## WHAT YOU SHOULD DO
Locate each line holding the string "matplotlib" and copy it.

## DATA SECTION
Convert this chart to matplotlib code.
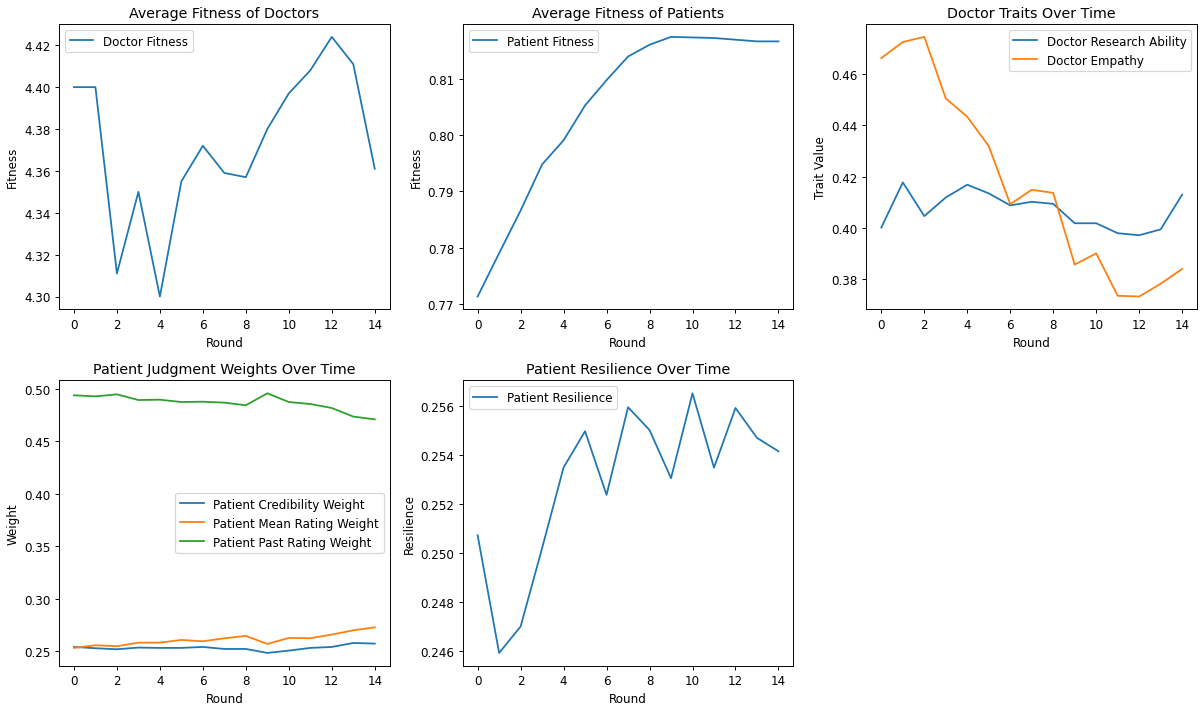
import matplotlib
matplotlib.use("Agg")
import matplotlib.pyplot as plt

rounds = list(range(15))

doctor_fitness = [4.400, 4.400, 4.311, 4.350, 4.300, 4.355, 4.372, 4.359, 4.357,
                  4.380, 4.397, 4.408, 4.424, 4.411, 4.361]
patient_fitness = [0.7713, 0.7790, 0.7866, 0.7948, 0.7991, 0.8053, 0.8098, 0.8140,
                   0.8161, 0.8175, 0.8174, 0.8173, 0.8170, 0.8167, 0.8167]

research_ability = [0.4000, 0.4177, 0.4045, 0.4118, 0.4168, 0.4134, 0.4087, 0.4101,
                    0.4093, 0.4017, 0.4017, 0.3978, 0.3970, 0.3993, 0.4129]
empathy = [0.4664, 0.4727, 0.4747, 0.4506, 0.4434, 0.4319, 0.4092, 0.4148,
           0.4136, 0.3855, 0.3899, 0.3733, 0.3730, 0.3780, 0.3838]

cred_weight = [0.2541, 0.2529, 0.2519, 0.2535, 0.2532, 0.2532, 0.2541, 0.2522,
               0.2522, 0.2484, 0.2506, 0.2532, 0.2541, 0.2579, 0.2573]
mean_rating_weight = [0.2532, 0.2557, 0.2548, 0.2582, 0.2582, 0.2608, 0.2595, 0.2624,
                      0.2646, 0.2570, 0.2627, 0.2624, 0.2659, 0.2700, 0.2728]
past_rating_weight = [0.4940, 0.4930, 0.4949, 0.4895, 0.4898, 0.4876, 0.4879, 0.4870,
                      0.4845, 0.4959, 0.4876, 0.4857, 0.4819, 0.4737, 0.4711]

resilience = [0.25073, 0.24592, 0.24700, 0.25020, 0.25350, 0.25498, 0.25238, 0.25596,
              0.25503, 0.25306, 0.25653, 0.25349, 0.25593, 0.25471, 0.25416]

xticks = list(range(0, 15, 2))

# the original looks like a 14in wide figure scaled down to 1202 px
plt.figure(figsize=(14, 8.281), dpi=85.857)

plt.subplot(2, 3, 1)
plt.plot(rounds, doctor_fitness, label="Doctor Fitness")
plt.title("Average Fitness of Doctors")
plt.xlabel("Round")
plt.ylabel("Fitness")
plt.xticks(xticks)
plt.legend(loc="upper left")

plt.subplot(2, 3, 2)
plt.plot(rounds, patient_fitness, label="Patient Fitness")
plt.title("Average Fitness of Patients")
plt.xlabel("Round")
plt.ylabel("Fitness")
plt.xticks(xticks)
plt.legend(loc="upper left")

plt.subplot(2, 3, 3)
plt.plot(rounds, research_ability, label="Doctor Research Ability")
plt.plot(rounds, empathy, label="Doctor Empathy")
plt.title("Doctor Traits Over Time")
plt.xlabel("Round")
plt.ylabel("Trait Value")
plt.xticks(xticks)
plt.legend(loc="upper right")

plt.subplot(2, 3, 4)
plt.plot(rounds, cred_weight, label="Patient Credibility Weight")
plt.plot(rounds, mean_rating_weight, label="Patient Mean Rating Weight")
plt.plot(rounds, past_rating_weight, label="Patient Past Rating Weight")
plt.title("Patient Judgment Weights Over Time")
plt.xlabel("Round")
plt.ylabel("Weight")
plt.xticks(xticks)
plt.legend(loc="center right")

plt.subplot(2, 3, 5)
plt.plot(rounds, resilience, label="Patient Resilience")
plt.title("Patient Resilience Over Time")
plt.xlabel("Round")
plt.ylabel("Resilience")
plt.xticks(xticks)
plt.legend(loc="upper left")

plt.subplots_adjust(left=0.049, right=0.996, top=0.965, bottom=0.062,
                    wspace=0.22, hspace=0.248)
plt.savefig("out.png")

## ANSWER
Convert this chart to matplotlib code.
import matplotlib
matplotlib.use("Agg")
import matplotlib.pyplot as plt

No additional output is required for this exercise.